In “Berenicë”, as in many Poe stories, ideas seem to bring into being the worlds his narrators inhabit. To say that a Poe character misperceives the world because of a psychological (or psychoanalytical) disorder is to diminish Poe’s achievement. “Berenicë” holds an epistemological problem; the world becomes whatever a character might imagine.
Poe inverts Locke’s argument that sensation creates ideas. Bernicë’s teeth are “des idées” which the narrator coveted “so madly!” Because ideas generate the real, we know as soon as he begins to obsess that something gruesome will result (another inversion, turning Romantic contemplation into gothic horror).
At the end of the story, there is a leap from the mind of the narrator to the effect his mind has had on the world. A knock of the door. A servant enters, bringing with him the world the narrator has transformed. Bernice’s grave has been violated. The servant adds another horrifying detail: Berenicë was found alive in the open grave. The narrator notices his own clothes, blood-stained and muddy. A box falls to the floor, spilling Berenicë’s teeth. The reader need not try to work out the logic.
Poe wrote two other masterpieces that contain premature burials, “The Fall of the House of Usher” and “The Cask of Amontillado.” None are from the point of view of the buried. Only the mind affecting the burial mattered to Poe.
********
“I leave bedtime until the last possible moment compatible with my nurse's need for sleep,” writes the historian Tony Judt, who suffers from Lou Gehrig's disease.
I am sat upright at an angle of some 110° and wedged into place with folded towels and pillows, my left leg in particular turned out ballet-like to compensate for its propensity to collapse inward...
I am then covered, my hands placed outside the blanket to afford me the illusion of mobility but wrapped nonetheless since—like the rest of me—they now suffer from a permanent sensation of cold.
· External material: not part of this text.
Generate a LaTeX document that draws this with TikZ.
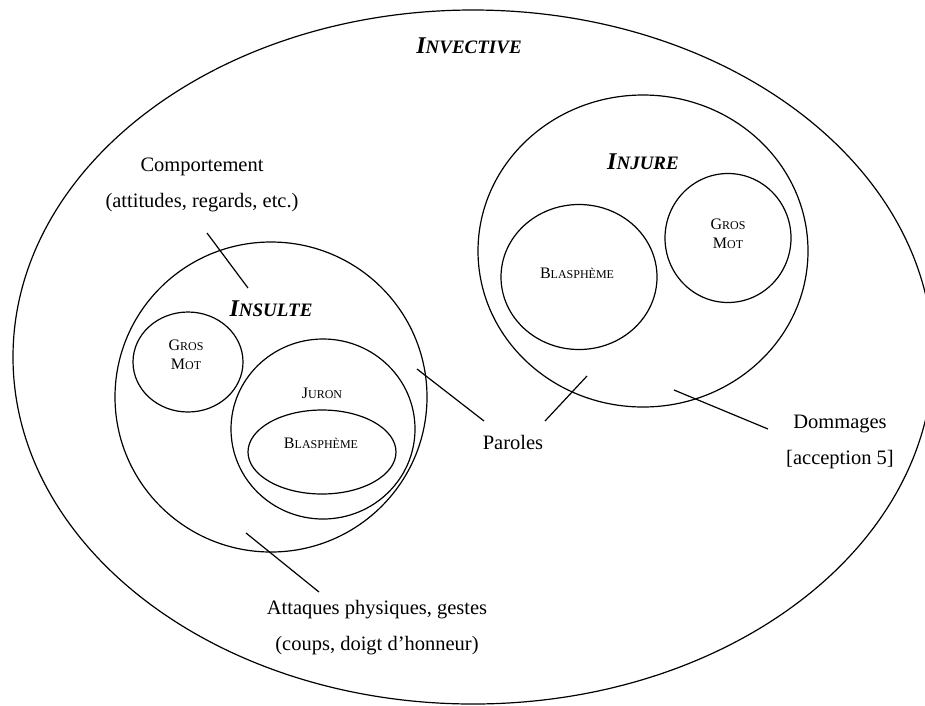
\documentclass[tikz,border=0pt]{standalone}
\usepackage{fontspec}
\setmainfont{Liberation Serif}
\usetikzlibrary{shapes.geometric}
\newcommand\bigsc[2]{{\fontsize{24}{28}\selectfont #1}{\fontsize{19}{22}\selectfont #2}}
\newcommand\smsc[2]{{\fontsize{16}{19}\selectfont #1}{\fontsize{12}{14}\selectfont #2}}
\tikzset{
  set/.style={draw, ellipse, line width=1.2pt, inner sep=0pt},
  title/.style={font=\bfseries\itshape, inner sep=1pt},
  sclabel/.style={font=\fontsize{16}{19}\selectfont, align=center, inner sep=1pt},
  txt/.style={font=\fontsize{20.5}{36}\selectfont, align=center, inner sep=1pt},
  link/.style={line width=1.2pt}
}
\begin{document}
\begin{tikzpicture}[x=1pt,y=-1pt]
\useasboundingbox (0,0) rectangle (925,705);
% sets
\node[set, minimum width=920pt, minimum height=694pt] (invective) at (473,357) {};
\node[set, minimum width=312pt, minimum height=310pt] (insulte) at (271,397) {};
\node[set, minimum width=110pt, minimum height=100pt] (gm1) at (188,362) {};
\node[set, minimum width=184pt, minimum height=180pt] (juron) at (323,429) {};
\node[set, minimum width=148pt, minimum height=84pt] (bl1) at (322,452) {};
\node[set, minimum width=330pt, minimum height=312pt] (injure) at (643,251) {};
\node[set, minimum width=156pt, minimum height=145pt] (bl2) at (579,277) {};
\node[set, minimum width=126pt, minimum height=129pt] (gm2) at (728,238) {};
% titles
\node[title] (tinv) at (469,46) {\bigsc{I}{NVECTIVE}};
\node[title] (tins) at (271,309) {\bigsc{I}{NSULTE}};
\node[title] (tinj) at (643,162) {\bigsc{I}{NJURE}};
% small caps labels
\node[sclabel] (lgm1) at (186,355) {\smsc{G}{ROS}\\\smsc{M}{OT}};
\node[sclabel] (ljur) at (322,393) {\smsc{J}{URON}};
\node[sclabel] (lbl1) at (321,443) {\smsc{B}{LASPHÈME}};
\node[sclabel] (lbl2) at (577,273) {\smsc{B}{LASPHÈME}};
\node[sclabel] (lgm2) at (728,234) {\smsc{G}{ROS}\\\smsc{M}{OT}};
% outside labels
\node[txt] (comp) at (202,185) {Comportement\\(attitudes, regards, etc.)};
\node[txt] (par) at (513,442) {Paroles};
\node[txt] (dom) at (840,442) {Dommages\\{[acception 5]}};
\node[txt] (att) at (377,628) {Attaques physiques, gestes\\(coups, doigt d’honneur)};
% connector ends
\coordinate (c1) at (207,233); \coordinate (c2) at (248,288);
\coordinate (p1) at (417,369); \coordinate (p2) at (484,421);
\coordinate (p3) at (587,376); \coordinate (p4) at (545,421);
\coordinate (d1) at (674,390); \coordinate (d2) at (768,429);
\coordinate (a1) at (246,533); \coordinate (a2) at (319,592);
\draw[link] (c1) -- (c2);
\draw[link] (p1) -- (p2);
\draw[link] (p3) -- (p4);
\draw[link] (d1) -- (d2);
\draw[link] (a1) -- (a2);
\end{tikzpicture}
\end{document}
I am offered a final scratch on any of a dozen itchy spots from hairline to toe; the Bi-Pap breathing device in my nose is adjusted to a necessarily uncomfortable level of tightness to ensure that it does not slip in the night; my glasses are removed…
No children’s prayers or pleasant stories here at Tony Judt’s bedtime hour, he tells us. “...and there I lie, trussed, myopic, and motionless like a modern-day mummy, alone in my corporeal prison, accompanied for the rest of the night only by my thoughts.”
******
However infrequently or often, we fear losing control – of our jobs, our health, our means of negotiating through the years ahead. The claustrophobe acutely feels his precariousness. In the last row of the airplane, the window seat is indifferent to the man bolting from it.